We asked if Brexit having an impact in the UK as well as continental Europe. Zeigler said, while it is possible, it is too early to say what the impact is or may be. Zeigler noted that the UK continued to grow and made up the largest share of total regional volume – though this decreased from 81% in 2016 to 73% in 2017.
“Interestingly, 2017 saw a lot of internationalization of platform operations, with UK firms operating across Europe significantly. We also recorded a number of strong EU firms driving UK-fundraiser volumes. At present, firms are able to take advantage of certain harmonized rules but we don’t know how Brexit will affect this once the UK leaves the EU. We do know that several British platforms operating outside of the UK have developed contingency plans. Additionally, some countries have noted increased interest by British platforms opening offices to utilize passporting rules.”
The European Commission continues to discuss the creation of a pan-European securities crowdfunding exemption. This policy aligns with CMU but, as of yet, has not occurred. So will a single market online capital formation approach help to drive sector growth and utilization?

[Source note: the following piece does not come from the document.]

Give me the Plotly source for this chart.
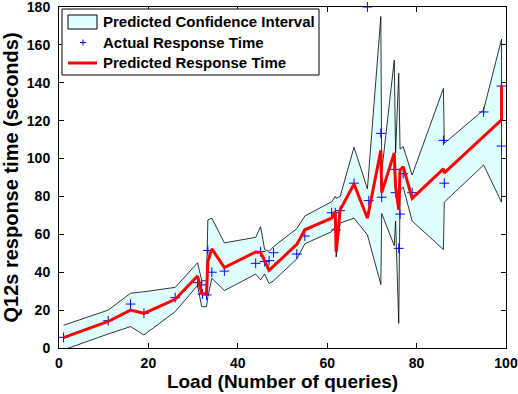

“In general, unified regulation would establish a helpful baseline for regulating the sector in regions that are still developing or have not yet implemented guidelines for operating in the market,” said Ziegler. “It should help continue to drive sector growth – particularly through equalizing international barriers to entry for platforms with newer markets. Moreover, platform survival depends on ability to reach scale, which remains a challenge in most small countries in relying only on domestic market. Harmonization of regulation will help increase volumes, experience and actual funding for projects currently underfunded.”